[Task to carry out] All lines from the beginning of the listing through the line with "const kTickLabels = ['L', 'Λ', 'Γ', 'Δ', 'X'];" are to be copied word for word; the pictures are not.

(A block of data)
----------------------------------------

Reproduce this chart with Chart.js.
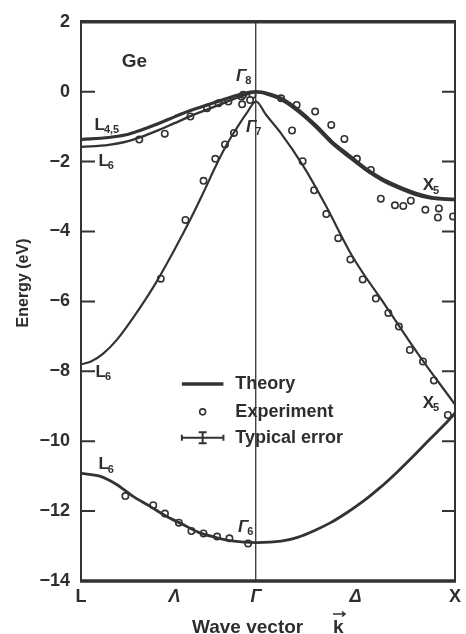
<!DOCTYPE html>
<html>
<head>
<meta charset="utf-8">
<script src="https://cdn.jsdelivr.net/npm/chart.js@4.4.0/dist/chart.umd.min.js"></script>
<style>
  html, body { margin: 0; padding: 0; background: #fff; }
  canvas { display: block; }
</style>
</head>
<body>
<canvas id="bands" width="466" height="634"></canvas>
<script>
// k axis: L (zone edge along Lambda) -> Gamma -> X (zone edge along Delta)
const kTicks = [-0.88, -0.41, 0, 0.5, 1];
const kTickLabels = ['L', 'Λ', 'Γ', 'Δ', 'X'];

// theory bands (eV)
const kHeavy = [-0.88, -0.74, -0.66, -0.58, -0.49, -0.41, -0.33, -0.24, -0.16, -0.08, 0, 0.065, 0.13, 0.215, 0.30, 0.38, 0.465, 0.55, 0.63, 0.715, 0.80, 0.88, 1.0];
const eHeavy = [-1.37, -1.31, -1.24, -1.10, -0.91, -0.72, -0.54, -0.37, -0.22, -0.08, 0, -0.06, -0.2, -0.53, -0.96, -1.42, -1.81, -2.19, -2.48, -2.71, -2.90, -3.02, -3.08];
const kLight = [-0.88, -0.74, -0.66, -0.58, -0.49, -0.41, -0.33, -0.24, -0.16, -0.08, 0, 0.065, 0.13, 0.215, 0.30, 0.38, 0.465, 0.55, 0.63, 0.715, 0.80, 0.88, 1.0];
const eLight = [-1.58, -1.52, -1.44, -1.30, -1.10, -0.90, -0.70, -0.50, -0.32, -0.14, -0.02, -0.10, -0.25, -0.59, -1.02, -1.48, -1.87, -2.24, -2.53, -2.76, -2.95, -3.06, -3.10];
const kSplit = [-0.88, -0.83, -0.77, -0.70, -0.612, -0.512, -0.413, -0.33, -0.27, -0.2, -0.148, -0.098, -0.048, 0, 0.05, 0.12, 0.24, 0.345, 0.483, 0.648, 0.814, 1.0];
const eSplit = [-7.8, -7.72, -7.5, -7.1, -6.42, -5.55, -4.55, -3.65, -2.95, -2.1, -1.52, -1.05, -0.62, -0.28, -0.66, -1.15, -2.15, -3.2, -4.7, -6.1, -7.5, -8.95];
const kBottom = [-0.88, -0.786, -0.703, -0.62, -0.537, -0.454, -0.372, -0.289, -0.205, -0.123, 0, 0.126, 0.209, 0.292, 0.375, 0.458, 0.541, 0.623, 0.706, 0.79, 0.872, 0.955, 1.0];
const eBottom = [-10.92, -11.0, -11.23, -11.57, -11.85, -12.14, -12.37, -12.61, -12.75, -12.85, -12.9, -12.86, -12.75, -12.56, -12.33, -12.04, -11.71, -11.33, -10.9, -10.43, -9.95, -9.48, -9.2];

// experiment (photoemission points)
const kExp = [-0.587, -0.459, -0.33, -0.247, -0.189, -0.139, -0.073, -0.065, -0.018, -0.07, -0.03,
  -0.479, -0.355, -0.264, -0.205, -0.156, -0.111,
  0.126, 0.204, 0.297, 0.378, 0.444, 0.507, 0.577, 0.181,
  0.627, 0.698, 0.74, 0.778, 0.851, 0.919, 0.914, 0.99,
  0.234, 0.292, 0.353, 0.413, 0.474, 0.536, 0.602, 0.665, 0.718, 0.773, 0.839, 0.894, 0.964,
  -0.657, -0.517, -0.458, -0.388, -0.325, -0.264, -0.196, -0.134, -0.04];
const eExp = [-1.37, -1.2, -0.71, -0.47, -0.33, -0.28, -0.14, -0.09, -0.09, -0.36, -0.24,
  -5.35, -3.67, -2.55, -1.92, -1.51, -1.18,
  -0.19, -0.38, -0.57, -0.95, -1.35, -1.92, -2.24, -1.11,
  -3.06, -3.25, -3.27, -3.12, -3.38, -3.34, -3.6, -3.57,
  -1.99, -2.82, -3.5, -4.19, -4.8, -5.37, -5.92, -6.33, -6.72, -7.39, -7.72, -8.26, -9.25,
  -11.57, -11.83, -12.07, -12.33, -12.57, -12.64, -12.73, -12.78, -12.93];

// point labels: text, subscript, k, E, italic
const pointLabels = [
  ['Γ', '8', -0.075, 0.44, true],
  ['Γ', '7', -0.025, -1.01, true],
  ['L', '4,5', -0.786, -0.95, false],
  ['L', '6', -0.766, -1.98, false],
  ['X', '5', 0.866, -2.69, false],
  ['L', '6', -0.781, -8.03, false],
  ['X', '5', 0.866, -8.91, false],
  ['L', '6', -0.766, -10.67, false],
  ['Γ', '6', -0.065, -12.46, true]
];

const FONT = "'Liberation Sans', Arial, sans-serif";
const INK = '#2e2e2e';

function pts(ks, es) {
  return ks.map((k, i) => ({ x: k, y: es[i] }));
}

function bandSet(ks, es, width) {
  return {
    data: pts(ks, es),
    showLine: true,
    borderColor: '#333',
    borderWidth: width,
    pointRadius: 0,
    cubicInterpolationMode: 'monotone'
  };
}

function subLabel(ctx, x, y, main, sub, italic, size) {
  ctx.font = (italic ? 'italic ' : '') + 'bold ' + size + 'px ' + FONT;
  ctx.textAlign = 'center';
  ctx.textBaseline = 'middle';
  ctx.fillText(main, x, y);
  const w = ctx.measureText(main).width;
  ctx.font = 'bold 11px ' + FONT;
  ctx.textAlign = 'left';
  ctx.fillText(sub, x + w / 2 - 1, y + 5);
}

const decorations = {
  id: 'decorations',
  afterDraw(chart) {
    const { ctx, chartArea: area, scales: { x, y } } = chart;
    ctx.save();
    ctx.strokeStyle = '#333';
    ctx.fillStyle = INK;

    // inward tick marks on both side axes
    ctx.lineWidth = 2;
    y.ticks.forEach(t => {
      if (t.value === y.max || t.value === y.min) return;
      const py = y.getPixelForValue(t.value);
      ctx.beginPath();
      ctx.moveTo(area.left, py); ctx.lineTo(area.left + 14, py);
      ctx.moveTo(area.right - 13, py); ctx.lineTo(area.right, py);
      ctx.stroke();
    });

    // frame
    ctx.lineWidth = 2;
    ctx.beginPath();
    ctx.moveTo(area.left, area.top); ctx.lineTo(area.left, area.bottom);
    ctx.moveTo(area.right, area.top); ctx.lineTo(area.right, area.bottom);
    ctx.stroke();
    ctx.lineWidth = 3.5;
    ctx.beginPath();
    ctx.moveTo(area.left - 1, area.top); ctx.lineTo(area.right + 1, area.top);
    ctx.moveTo(area.left - 1, area.bottom); ctx.lineTo(area.right + 1, area.bottom);
    ctx.stroke();

    // material name
    ctx.font = 'bold 19px ' + FONT;
    ctx.textAlign = 'center';
    ctx.textBaseline = 'middle';
    ctx.fillText('Ge', x.getPixelForValue(-0.612), y.getPixelForValue(0.86));

    // symmetry point labels
    pointLabels.forEach(([main, sub, k, e, italic]) => {
      subLabel(ctx, x.getPixelForValue(k), y.getPixelForValue(e), main, sub, italic, 17);
    });

    // legend
    const lx0 = x.getPixelForValue(-0.373), lx1 = x.getPixelForValue(-0.164);
    const lxc = (lx0 + lx1) / 2, tx = x.getPixelForValue(-0.104);
    const yTheory = y.getPixelForValue(-8.36);
    const yExp = y.getPixelForValue(-9.16);
    const yErr = y.getPixelForValue(-9.9);
    ctx.lineWidth = 3.5;
    ctx.beginPath(); ctx.moveTo(lx0, yTheory); ctx.lineTo(lx1, yTheory); ctx.stroke();
    ctx.lineWidth = 1.6;
    ctx.fillStyle = '#fff';
    ctx.beginPath(); ctx.arc(lxc, yExp, 3, 0, Math.PI * 2); ctx.fill(); ctx.stroke();
    ctx.lineWidth = 2;
    ctx.beginPath();
    ctx.moveTo(lx0, yErr); ctx.lineTo(lx1, yErr);
    ctx.moveTo(lx0, yErr - 3); ctx.lineTo(lx0, yErr + 3);
    ctx.moveTo(lx1, yErr - 3); ctx.lineTo(lx1, yErr + 3);
    ctx.moveTo(lxc, yErr - 5.5); ctx.lineTo(lxc, yErr + 5.5);
    ctx.moveTo(lxc - 4, yErr - 5.5); ctx.lineTo(lxc + 4, yErr - 5.5);
    ctx.moveTo(lxc - 4, yErr + 5.5); ctx.lineTo(lxc + 4, yErr + 5.5);
    ctx.stroke();
    ctx.fillStyle = INK;
    ctx.font = 'bold 18px ' + FONT;
    ctx.textAlign = 'left';
    ctx.fillText('Theory', tx, yTheory);
    ctx.fillText('Experiment', tx, yExp);
    ctx.fillText('Typical error', tx, yErr);

    // axis titles
    ctx.save();
    ctx.translate(24, 283);
    ctx.rotate(-Math.PI / 2);
    ctx.font = 'bold 16px ' + FONT;
    ctx.textAlign = 'center';
    ctx.fillText('Energy (eV)', 0, 0);
    ctx.restore();

    ctx.font = 'bold 19px ' + FONT;
    ctx.textAlign = 'left';
    ctx.textBaseline = 'alphabetic';
    ctx.fillText('Wave vector', 192, 633);
    ctx.fillText('k', 333, 633);
    ctx.lineWidth = 1.6;
    ctx.beginPath();
    ctx.moveTo(333, 614); ctx.lineTo(345, 614);
    ctx.moveTo(342, 611.5); ctx.lineTo(345, 614); ctx.lineTo(342, 616.5);
    ctx.stroke();

    ctx.restore();
  }
};

new Chart(document.getElementById('bands'), {
  type: 'scatter',
  data: {
    datasets: [
      bandSet(kHeavy, eHeavy, 3.2),
      bandSet(kLight, eLight, 2.4),
      bandSet(kSplit, eSplit, 2.2),
      bandSet(kBottom, eBottom, 2.8),
      {
        data: pts(kExp, eExp),
        pointRadius: 3.2,
        pointBorderWidth: 1.6,
        pointBorderColor: '#333',
        pointBackgroundColor: '#fff'
      }
    ]
  },
  options: {
    responsive: false,
    animation: false,
    devicePixelRatio: 1,
    layout: { padding: { top: 18, right: 7, left: 0, bottom: 0 } },
    plugins: { legend: { display: false }, tooltip: { enabled: false } },
    scales: {
      x: {
        type: 'linear',
        min: -0.88,
        max: 1,
        afterBuildTicks: s => { s.ticks = kTicks.map(v => ({ value: v })); },
        afterFit: s => { s.height = 53; },
        ticks: {
          autoSkip: false,
          maxRotation: 0,
          padding: 5,
          color: INK,
          callback: (v, i) => kTickLabels[i],
          font: c => ({ family: FONT, size: 18, weight: 'bold', style: (c.index >= 1 && c.index <= 3) ? 'italic' : 'normal' })
        },
        grid: {
          drawTicks: false,
          lineWidth: 1.4,
          color: c => (c.tick && c.tick.value === 0) ? '#444' : 'rgba(0,0,0,0)'
        },
        border: { display: false }
      },
      y: {
        min: -14,
        max: 2,
        afterFit: s => { s.width = 81; },
        ticks: {
          stepSize: 2,
          padding: 11,
          color: INK,
          font: { family: FONT, size: 18, weight: 'bold' },
          callback: v => v < 0 ? '\u2212' + Math.abs(v) : String(v)
        },
        grid: { display: false, drawTicks: false },
        border: { display: false }
      }
    }
  },
  plugins: [decorations]
});
</script>
</body>
</html>
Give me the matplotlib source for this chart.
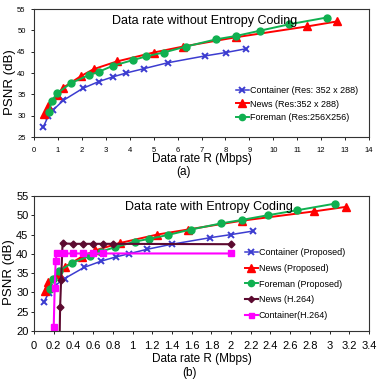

----------------------------------------

[Written solution]
Reproduce this chart with Chart.js.
<!DOCTYPE html>
<html>
<head>
<meta charset="utf-8">
<script src="https://cdn.jsdelivr.net/npm/chart.js@4.4.0/dist/chart.umd.min.js"></script>
<style>
  html, body { margin: 0; padding: 0; background: #fff; }
  canvas { display: block; }
</style>
</head>
<body>
<canvas id="bands" width="466" height="634"></canvas>
<script>
// k axis: L (zone edge along Lambda) -> Gamma -> X (zone edge along Delta)
const kTicks = [-0.88, -0.41, 0, 0.5, 1];
const kTickLabels = ['L', 'Λ', 'Γ', 'Δ', 'X'];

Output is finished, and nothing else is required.